Pastor Challenges Gay Community To Try Wedding Cake 'Nonsense' At Muslim Bakery
A Tennessee pastor’s impassioned argument against the Supreme Court’s hearing of a case about a gay-themed wedding cake has spread rapidly across social media platforms, with the Global Vision Bible Church leader decrying the ongoing legal battle as “fake outrage.”
Addressing the “Gay World,” in a Dec. 6 Facebook video post, Pastor Greg Locke blasted “The LGBTABCDEFG – or whatever the foolish acronym is at this particular point,” saying they’ve gone “overboard” with their pursuit of the Colorado cake controversy that’s gone all the way up to the U.S. Supreme Court.
The provocative pastor in Mount Juliet, Tennessee, says he’s tired of the “homosexual cake-baking nonsense” and that cakeshop owner Jack Phillips is just part of a wider trend of Christian and evangelical business owners being “targeted” across the country.

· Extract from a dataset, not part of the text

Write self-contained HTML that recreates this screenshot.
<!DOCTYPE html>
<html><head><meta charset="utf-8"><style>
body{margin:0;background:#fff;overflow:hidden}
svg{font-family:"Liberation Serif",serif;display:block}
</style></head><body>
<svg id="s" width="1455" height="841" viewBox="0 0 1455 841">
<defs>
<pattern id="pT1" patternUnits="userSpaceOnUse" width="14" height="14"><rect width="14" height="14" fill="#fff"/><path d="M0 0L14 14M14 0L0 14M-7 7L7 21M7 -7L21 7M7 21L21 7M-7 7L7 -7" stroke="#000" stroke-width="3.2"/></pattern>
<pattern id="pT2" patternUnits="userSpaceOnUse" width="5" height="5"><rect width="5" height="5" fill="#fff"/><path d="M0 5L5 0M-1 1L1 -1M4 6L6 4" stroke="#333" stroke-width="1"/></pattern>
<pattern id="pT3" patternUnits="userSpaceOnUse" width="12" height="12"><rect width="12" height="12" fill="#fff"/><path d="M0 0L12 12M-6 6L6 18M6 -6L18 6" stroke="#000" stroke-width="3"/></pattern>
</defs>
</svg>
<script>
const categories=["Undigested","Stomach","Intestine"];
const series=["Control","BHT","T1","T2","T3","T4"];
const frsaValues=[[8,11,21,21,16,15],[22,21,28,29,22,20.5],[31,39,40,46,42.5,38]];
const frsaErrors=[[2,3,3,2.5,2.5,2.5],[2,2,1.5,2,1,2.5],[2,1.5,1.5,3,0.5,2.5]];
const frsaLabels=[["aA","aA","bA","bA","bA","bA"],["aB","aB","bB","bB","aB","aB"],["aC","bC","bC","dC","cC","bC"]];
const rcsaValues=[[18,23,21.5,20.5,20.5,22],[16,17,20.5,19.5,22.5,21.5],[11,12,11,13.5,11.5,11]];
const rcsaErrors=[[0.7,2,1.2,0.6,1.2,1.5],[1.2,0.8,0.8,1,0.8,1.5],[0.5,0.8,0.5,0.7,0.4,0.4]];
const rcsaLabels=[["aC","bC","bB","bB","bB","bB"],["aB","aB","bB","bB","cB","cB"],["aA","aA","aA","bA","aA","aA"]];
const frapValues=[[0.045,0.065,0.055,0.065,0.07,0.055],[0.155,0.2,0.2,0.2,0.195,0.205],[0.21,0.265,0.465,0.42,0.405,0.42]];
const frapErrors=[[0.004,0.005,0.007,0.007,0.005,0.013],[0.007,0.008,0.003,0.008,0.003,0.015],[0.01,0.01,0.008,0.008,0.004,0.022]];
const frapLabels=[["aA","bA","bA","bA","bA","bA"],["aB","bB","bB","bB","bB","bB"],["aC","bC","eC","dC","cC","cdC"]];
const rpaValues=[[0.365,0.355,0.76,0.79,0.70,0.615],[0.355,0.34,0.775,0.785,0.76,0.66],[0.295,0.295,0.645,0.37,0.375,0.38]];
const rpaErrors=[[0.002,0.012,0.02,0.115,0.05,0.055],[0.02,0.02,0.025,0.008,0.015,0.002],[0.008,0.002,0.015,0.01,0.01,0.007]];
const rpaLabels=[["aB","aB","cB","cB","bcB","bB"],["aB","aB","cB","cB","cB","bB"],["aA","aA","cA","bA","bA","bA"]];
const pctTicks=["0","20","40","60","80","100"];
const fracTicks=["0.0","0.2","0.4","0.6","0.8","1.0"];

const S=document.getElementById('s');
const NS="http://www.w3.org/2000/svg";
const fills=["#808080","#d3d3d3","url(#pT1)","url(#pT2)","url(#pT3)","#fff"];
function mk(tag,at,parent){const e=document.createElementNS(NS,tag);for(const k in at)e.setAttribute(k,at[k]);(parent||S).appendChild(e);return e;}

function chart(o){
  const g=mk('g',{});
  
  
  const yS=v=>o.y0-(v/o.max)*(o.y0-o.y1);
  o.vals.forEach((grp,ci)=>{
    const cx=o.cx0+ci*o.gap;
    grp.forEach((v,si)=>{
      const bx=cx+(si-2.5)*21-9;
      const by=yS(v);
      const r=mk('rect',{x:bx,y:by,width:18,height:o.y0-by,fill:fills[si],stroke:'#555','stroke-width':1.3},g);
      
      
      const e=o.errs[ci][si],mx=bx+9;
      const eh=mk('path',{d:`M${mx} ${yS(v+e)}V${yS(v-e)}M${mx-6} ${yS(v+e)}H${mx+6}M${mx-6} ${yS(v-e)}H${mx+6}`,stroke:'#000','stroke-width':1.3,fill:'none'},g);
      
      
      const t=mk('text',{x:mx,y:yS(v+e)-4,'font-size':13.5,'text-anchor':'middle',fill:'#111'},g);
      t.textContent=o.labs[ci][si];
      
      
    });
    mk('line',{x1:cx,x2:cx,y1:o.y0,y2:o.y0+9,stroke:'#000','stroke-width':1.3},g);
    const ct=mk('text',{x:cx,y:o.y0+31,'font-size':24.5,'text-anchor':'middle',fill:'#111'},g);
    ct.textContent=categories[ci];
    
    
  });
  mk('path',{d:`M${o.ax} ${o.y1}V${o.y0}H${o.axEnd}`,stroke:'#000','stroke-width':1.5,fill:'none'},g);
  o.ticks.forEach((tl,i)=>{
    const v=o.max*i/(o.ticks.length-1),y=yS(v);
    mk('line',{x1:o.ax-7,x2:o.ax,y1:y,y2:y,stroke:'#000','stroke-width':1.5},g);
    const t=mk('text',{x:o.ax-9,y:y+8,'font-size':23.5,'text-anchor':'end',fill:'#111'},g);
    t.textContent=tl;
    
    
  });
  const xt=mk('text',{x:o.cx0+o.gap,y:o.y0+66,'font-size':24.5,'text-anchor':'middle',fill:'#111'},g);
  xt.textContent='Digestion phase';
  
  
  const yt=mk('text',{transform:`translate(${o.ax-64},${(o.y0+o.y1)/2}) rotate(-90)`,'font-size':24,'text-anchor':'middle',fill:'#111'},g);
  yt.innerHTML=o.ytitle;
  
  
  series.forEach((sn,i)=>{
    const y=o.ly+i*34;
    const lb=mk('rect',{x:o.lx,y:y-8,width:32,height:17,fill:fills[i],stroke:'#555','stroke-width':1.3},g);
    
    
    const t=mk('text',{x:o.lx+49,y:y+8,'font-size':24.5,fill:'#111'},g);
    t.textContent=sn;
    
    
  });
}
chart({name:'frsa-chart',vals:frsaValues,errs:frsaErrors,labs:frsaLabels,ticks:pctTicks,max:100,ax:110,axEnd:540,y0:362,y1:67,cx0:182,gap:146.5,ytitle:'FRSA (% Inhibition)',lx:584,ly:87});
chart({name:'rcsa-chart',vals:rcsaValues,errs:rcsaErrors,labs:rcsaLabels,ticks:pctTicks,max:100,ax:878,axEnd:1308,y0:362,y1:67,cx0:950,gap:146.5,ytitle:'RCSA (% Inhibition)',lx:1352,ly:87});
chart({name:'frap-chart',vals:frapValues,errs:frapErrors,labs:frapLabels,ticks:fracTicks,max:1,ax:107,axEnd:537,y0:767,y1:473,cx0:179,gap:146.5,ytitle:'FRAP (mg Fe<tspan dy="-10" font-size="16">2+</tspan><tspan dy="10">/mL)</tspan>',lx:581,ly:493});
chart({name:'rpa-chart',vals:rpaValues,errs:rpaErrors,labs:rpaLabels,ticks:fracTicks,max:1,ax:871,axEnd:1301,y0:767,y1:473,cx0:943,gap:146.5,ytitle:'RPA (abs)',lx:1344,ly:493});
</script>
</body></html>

The potentially landmark civil rights case centers around the religious freedom of the Christian small business owners’ right to refuse making the cake for the gay couple’s wedding ceremony. While on the other hand, the couple argues Phillips’ refusal to make the cake is outright discrimination rather than a First Amendment-protected religious conviction.
The SCOTUS case, Masterpiece Cakeshop v. Colorado Civil Rights Commission, is a legal battle that stems from a 2012 incident in which two men, Charlie Craig and David Mullins, walked into Masterpiece Cakeshop in Lakewood, Colorado, and store owner Jack Phillips refused to make their cake because he does not support same-sex marriage.
Mullins, then 28, and Craig, then 31, attracted national attention and countless petitions calling to boycott Masterpiece Cakeshop for what they viewed as discrimination. The ruling in the case is not expected until Spring 2018 but the Supreme Court began hearing arguments earlier this month.
Pastor Locke sees things differently than the couple and the court system.
“They have fake outrage, selective drama,” Locke continues in his address to the gay community at large. “Why don’t they get up and go try that nonsense at a Muslim bakery? See if they get their tails thrown out in the street and see what happens then. They wouldn’t be suing them.”
Locke’s large audience with over 1.2 million Facebook followers and nearly 45,000 Twitter followers is no stranger to his controversial comments. Locke defended Republican U.S. Senate candidate Roy Moore from accusations of sexual misconduct with minors prior to Moore’s loss to Democrat Doug Jones last week.
Locke blamed “leftists and liberals” for trying to “burn the Constitution and this nation to the ground” while “limp wristed preachers” fail to speak out against what he sees as a national pro-gay agenda.